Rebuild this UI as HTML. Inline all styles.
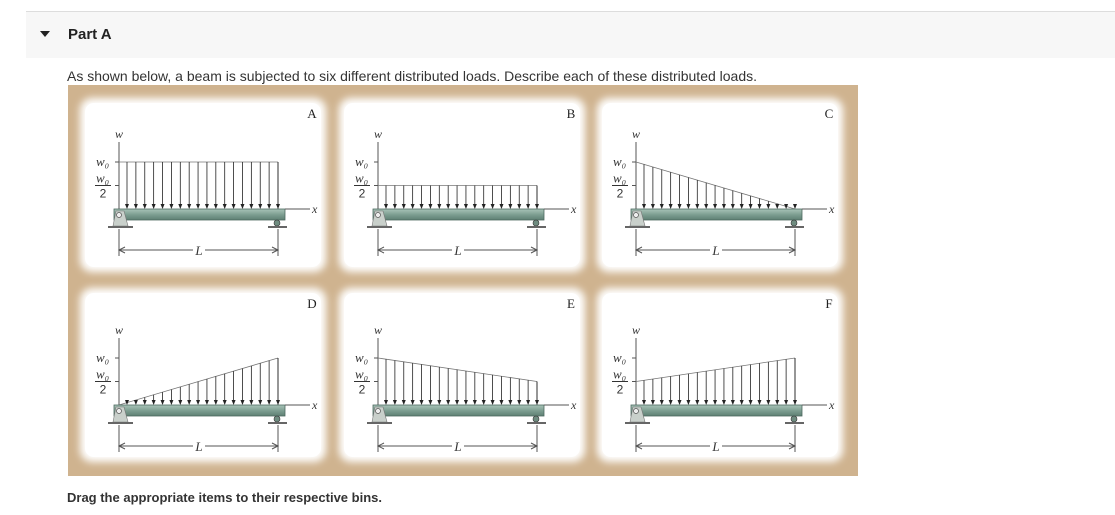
<!DOCTYPE html>
<html><head><meta charset="utf-8"><style>
body{margin:0;width:1115px;height:515px;background:#fff;font-family:"Liberation Sans",sans-serif;overflow:hidden;position:relative}
#hdr{position:absolute;left:26px;top:11px;width:1089px;height:46px;background:#f7f7f7;border-top:1px solid #ddd}
#tri{position:absolute;left:40px;top:31px;width:0;height:0;border-left:5px solid transparent;border-right:5px solid transparent;border-top:6px solid #222}
#parta{position:absolute;left:68px;top:26px;font-size:15px;font-weight:bold;color:#222}
#desc{position:absolute;left:67px;top:68px;font-size:14px;color:#333}
#drag{position:absolute;left:67px;top:490px;font-size:13px;font-weight:bold;color:#333}
svg{position:absolute;left:0;top:0}
</style></head><body>
<div id="hdr"></div>
<div id="tri"></div>
<div id="parta">Part A</div>
<div id="desc">As shown below, a beam is subjected to six different distributed loads. Describe each of these distributed loads.</div>
<div id="drag">Drag the appropriate items to their respective bins.</div>
<svg id="fig" width="1115" height="515">
<defs><filter id="blur" x="-10%" y="-10%" width="120%" height="120%"><feGaussianBlur stdDeviation="4"/></filter>
<linearGradient id="bm" x1="0" y1="0" x2="0" y2="1"><stop offset="0" stop-color="#a9c4b8"/><stop offset="0.5" stop-color="#7e9f92"/><stop offset="1" stop-color="#5e7f73"/></linearGradient></defs>
<rect x="68" y="85" width="790" height="391" fill="#cfb38f"/>
</svg>
<script>
const panelLabels=["A","B","C","D","E","F"];
const loadStart=[1,0.5,1,0,1,0.5];
const loadEnd=[1,0.5,0,1,0.5,1];
const NS="http://www.w3.org/2000/svg";
const svg=document.getElementById('fig');
function mk(tag,attrs,parent){const e=document.createElementNS(NS,tag);for(const k in attrs)e.setAttribute(k,attrs[k]);(parent||svg).appendChild(e);return e;}
const colX=[0,259,517], rowY=[0,196], cardRowY=[0,190];
const W0=47, x0=119, x1=278, nArrows=18;
function yScale(v,base){return base-v*W0;}
function xScale(t){return x0+t*(x1-x0);}
panelLabels.forEach((lab,i)=>{
  const dx=colX[i%3], dy=rowY[Math.floor(i/3)], cdy=cardRowY[Math.floor(i/3)];
  const cg=mk('g',{transform:`translate(${dx},${cdy})`});
  
  
  mk('rect',{x:80,y:98,width:246,height:174,rx:12,fill:'#fff',filter:'url(#blur)'},cg);
  mk('rect',{x:85,y:103,width:236,height:164,rx:9,fill:'#fff'},cg);
  const t=mk('text',{x:312,y:118,'font-family':'Liberation Serif,serif','font-size':13,'text-anchor':'middle',fill:'#222'},cg);t.textContent=lab;
  
  
  const g=mk('g',{transform:`translate(${dx},${dy})`});
  
  
  const base=209;
  mk('line',{x1:x0,y1:base,x2:x0,y2:142,stroke:'#555','stroke-width':1},g);
  mk('line',{x1:x0-4,y1:yScale(1,base),x2:x0,y2:yScale(1,base),stroke:'#555'},g);
  mk('line',{x1:x0-4,y1:yScale(0.5,base),x2:x0,y2:yScale(0.5,base),stroke:'#555'},g);
  let e=mk('text',{x:x0,y:138,'font-family':'Liberation Serif,serif','font-style':'italic','font-size':12,'text-anchor':'middle',fill:'#333'},g);e.textContent='w';
  e=mk('text',{x:96,y:yScale(1,base)+4,'font-family':'Liberation Serif,serif','font-style':'italic','font-size':13,fill:'#333'},g);e.textContent='w₀';
  e=mk('text',{x:96,y:yScale(0.5,base)-3,'font-family':'Liberation Serif,serif','font-style':'italic','font-size':13,fill:'#333'},g);e.textContent='w₀';
  mk('line',{x1:95,y1:yScale(0.5,base),x2:111,y2:yScale(0.5,base),stroke:'#333'},g);
  e=mk('text',{x:103,y:yScale(0.5,base)+12,'font-family':'Liberation Sans,sans-serif','font-size':12,'text-anchor':'middle',fill:'#333'},g);e.textContent='2';
  const ld=mk('line',{x1:x0,y1:yScale(loadStart[i],base),x2:x1,y2:yScale(loadEnd[i],base),stroke:'#777','stroke-width':0.8},g);
  
  
  if(loadEnd[i]>0) mk('line',{x1:x1,y1:yScale(loadEnd[i],base),x2:x1,y2:base,stroke:'#333','stroke-width':0.8},g);
  for(let k=0;k<nArrows;k++){
    const ax=127+k*(x1-127)/(nArrows-1);
    const tt=(ax-x0)/(x1-x0);
    const v=loadStart[i]+(loadEnd[i]-loadStart[i])*tt;
    const top=yScale(v,base);
    if(base-top>5) mk('line',{x1:ax,y1:top,x2:ax,y2:base-3,stroke:'#222','stroke-width':0.8},g);
    const ar=mk('path',{d:`M${ax-2},${base-5} L${ax+2},${base-5} L${ax},${base} Z`,fill:'#222'},g);
    
    
  }
  const bm=mk('rect',{x:114,y:base,width:171,height:11,fill:'url(#bm)',stroke:'#4d6a60','stroke-width':0.8},g);
  
  
  mk('line',{x1:285,y1:base,x2:310,y2:base,stroke:'#555'},g);
  e=mk('text',{x:312,y:base+4,'font-family':'Liberation Serif,serif','font-style':'italic','font-size':12,fill:'#333'},g);e.textContent='x';
  mk('path',{d:`M113,${base+17} L116,${base+2} L124,${base+2} L128,${base+17} Z`,fill:'#c9d0cb',stroke:'#777','stroke-width':0.6},g);
  mk('circle',{cx:119,cy:base+6,r:2.5,fill:'#eee',stroke:'#555','stroke-width':0.7},g);
  mk('rect',{x:108,y:base+17,width:25,height:2,fill:'#666'},g);
  mk('circle',{cx:277,cy:base+14,r:3,fill:'#6f8c80',stroke:'#333','stroke-width':0.6},g);
  mk('rect',{x:268,y:base+17,width:19,height:2,fill:'#666'},g);
  mk('line',{x1:x0,y1:base+20,x2:x0,y2:base+47,stroke:'#555'},g);
  mk('line',{x1:x1,y1:base+20,x2:x1,y2:base+47,stroke:'#555'},g);
  mk('line',{x1:x0,y1:base+41,x2:193,y2:base+41,stroke:'#555'},g);
  mk('line',{x1:205,y1:base+41,x2:x1,y2:base+41,stroke:'#555'},g);
  mk('path',{d:`M${x0+6},${base+38} L${x0},${base+41} L${x0+6},${base+44}`,fill:'none',stroke:'#555'},g);
  mk('path',{d:`M${x1-6},${base+38} L${x1},${base+41} L${x1-6},${base+44}`,fill:'none',stroke:'#555'},g);
  e=mk('text',{x:199,y:base+46,'font-family':'Liberation Serif,serif','font-style':'italic','font-size':13,'text-anchor':'middle',fill:'#333'},g);e.textContent='L';
});
</script>
</body></html>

####

Repeat the listing in full and exactly. Do not include any images.

Rebuild this UI as HTML. Inline all styles.
<!DOCTYPE html>
<html><head><meta charset="utf-8"><style>
body{margin:0;width:1115px;height:515px;background:#fff;font-family:"Liberation Sans",sans-serif;overflow:hidden;position:relative}
#hdr{position:absolute;left:26px;top:11px;width:1089px;height:46px;background:#f7f7f7;border-top:1px solid #ddd}
#tri{position:absolute;left:40px;top:31px;width:0;height:0;border-left:5px solid transparent;border-right:5px solid transparent;border-top:6px solid #222}
#parta{position:absolute;left:68px;top:26px;font-size:15px;font-weight:bold;color:#222}
#desc{position:absolute;left:67px;top:68px;font-size:14px;color:#333}
#drag{position:absolute;left:67px;top:490px;font-size:13px;font-weight:bold;color:#333}
svg{position:absolute;left:0;top:0}
</style></head><body>
<div id="hdr"></div>
<div id="tri"></div>
<div id="parta">Part A</div>
<div id="desc">As shown below, a beam is subjected to six different distributed loads. Describe each of these distributed loads.</div>
<div id="drag">Drag the appropriate items to their respective bins.</div>
<svg id="fig" width="1115" height="515">
<defs><filter id="blur" x="-10%" y="-10%" width="120%" height="120%"><feGaussianBlur stdDeviation="4"/></filter>
<linearGradient id="bm" x1="0" y1="0" x2="0" y2="1"><stop offset="0" stop-color="#a9c4b8"/><stop offset="0.5" stop-color="#7e9f92"/><stop offset="1" stop-color="#5e7f73"/></linearGradient></defs>
<rect x="68" y="85" width="790" height="391" fill="#cfb38f"/>
</svg>
<script>
const panelLabels=["A","B","C","D","E","F"];
const loadStart=[1,0.5,1,0,1,0.5];
const loadEnd=[1,0.5,0,1,0.5,1];
const NS="http://www.w3.org/2000/svg";
const svg=document.getElementById('fig');
function mk(tag,attrs,parent){const e=document.createElementNS(NS,tag);for(const k in attrs)e.setAttribute(k,attrs[k]);(parent||svg).appendChild(e);return e;}
const colX=[0,259,517], rowY=[0,196], cardRowY=[0,190];
const W0=47, x0=119, x1=278, nArrows=18;
function yScale(v,base){return base-v*W0;}
function xScale(t){return x0+t*(x1-x0);}
panelLabels.forEach((lab,i)=>{
  const dx=colX[i%3], dy=rowY[Math.floor(i/3)], cdy=cardRowY[Math.floor(i/3)];
  const cg=mk('g',{transform:`translate(${dx},${cdy})`});
  
  
  mk('rect',{x:80,y:98,width:246,height:174,rx:12,fill:'#fff',filter:'url(#blur)'},cg);
  mk('rect',{x:85,y:103,width:236,height:164,rx:9,fill:'#fff'},cg);
  const t=mk('text',{x:312,y:118,'font-family':'Liberation Serif,serif','font-size':13,'text-anchor':'middle',fill:'#222'},cg);t.textContent=lab;
  
  
  const g=mk('g',{transform:`translate(${dx},${dy})`});
  
  
  const base=209;
  mk('line',{x1:x0,y1:base,x2:x0,y2:142,stroke:'#555','stroke-width':1},g);
  mk('line',{x1:x0-4,y1:yScale(1,base),x2:x0,y2:yScale(1,base),stroke:'#555'},g);
  mk('line',{x1:x0-4,y1:yScale(0.5,base),x2:x0,y2:yScale(0.5,base),stroke:'#555'},g);
  let e=mk('text',{x:x0,y:138,'font-family':'Liberation Serif,serif','font-style':'italic','font-size':12,'text-anchor':'middle',fill:'#333'},g);e.textContent='w';
  e=mk('text',{x:96,y:yScale(1,base)+4,'font-family':'Liberation Serif,serif','font-style':'italic','font-size':13,fill:'#333'},g);e.textContent='w₀';
  e=mk('text',{x:96,y:yScale(0.5,base)-3,'font-family':'Liberation Serif,serif','font-style':'italic','font-size':13,fill:'#333'},g);e.textContent='w₀';
  mk('line',{x1:95,y1:yScale(0.5,base),x2:111,y2:yScale(0.5,base),stroke:'#333'},g);
  e=mk('text',{x:103,y:yScale(0.5,base)+12,'font-family':'Liberation Sans,sans-serif','font-size':12,'text-anchor':'middle',fill:'#333'},g);e.textContent='2';
  const ld=mk('line',{x1:x0,y1:yScale(loadStart[i],base),x2:x1,y2:yScale(loadEnd[i],base),stroke:'#777','stroke-width':0.8},g);
  
  
  if(loadEnd[i]>0) mk('line',{x1:x1,y1:yScale(loadEnd[i],base),x2:x1,y2:base,stroke:'#333','stroke-width':0.8},g);
  for(let k=0;k<nArrows;k++){
    const ax=127+k*(x1-127)/(nArrows-1);
    const tt=(ax-x0)/(x1-x0);
    const v=loadStart[i]+(loadEnd[i]-loadStart[i])*tt;
    const top=yScale(v,base);
    if(base-top>5) mk('line',{x1:ax,y1:top,x2:ax,y2:base-3,stroke:'#222','stroke-width':0.8},g);
    const ar=mk('path',{d:`M${ax-2},${base-5} L${ax+2},${base-5} L${ax},${base} Z`,fill:'#222'},g);
    
    
  }
  const bm=mk('rect',{x:114,y:base,width:171,height:11,fill:'url(#bm)',stroke:'#4d6a60','stroke-width':0.8},g);
  
  
  mk('line',{x1:285,y1:base,x2:310,y2:base,stroke:'#555'},g);
  e=mk('text',{x:312,y:base+4,'font-family':'Liberation Serif,serif','font-style':'italic','font-size':12,fill:'#333'},g);e.textContent='x';
  mk('path',{d:`M113,${base+17} L116,${base+2} L124,${base+2} L128,${base+17} Z`,fill:'#c9d0cb',stroke:'#777','stroke-width':0.6},g);
  mk('circle',{cx:119,cy:base+6,r:2.5,fill:'#eee',stroke:'#555','stroke-width':0.7},g);
  mk('rect',{x:108,y:base+17,width:25,height:2,fill:'#666'},g);
  mk('circle',{cx:277,cy:base+14,r:3,fill:'#6f8c80',stroke:'#333','stroke-width':0.6},g);
  mk('rect',{x:268,y:base+17,width:19,height:2,fill:'#666'},g);
  mk('line',{x1:x0,y1:base+20,x2:x0,y2:base+47,stroke:'#555'},g);
  mk('line',{x1:x1,y1:base+20,x2:x1,y2:base+47,stroke:'#555'},g);
  mk('line',{x1:x0,y1:base+41,x2:193,y2:base+41,stroke:'#555'},g);
  mk('line',{x1:205,y1:base+41,x2:x1,y2:base+41,stroke:'#555'},g);
  mk('path',{d:`M${x0+6},${base+38} L${x0},${base+41} L${x0+6},${base+44}`,fill:'none',stroke:'#555'},g);
  mk('path',{d:`M${x1-6},${base+38} L${x1},${base+41} L${x1-6},${base+44}`,fill:'none',stroke:'#555'},g);
  e=mk('text',{x:199,y:base+46,'font-family':'Liberation Serif,serif','font-style':'italic','font-size':13,'text-anchor':'middle',fill:'#333'},g);e.textContent='L';
});
</script>
</body></html>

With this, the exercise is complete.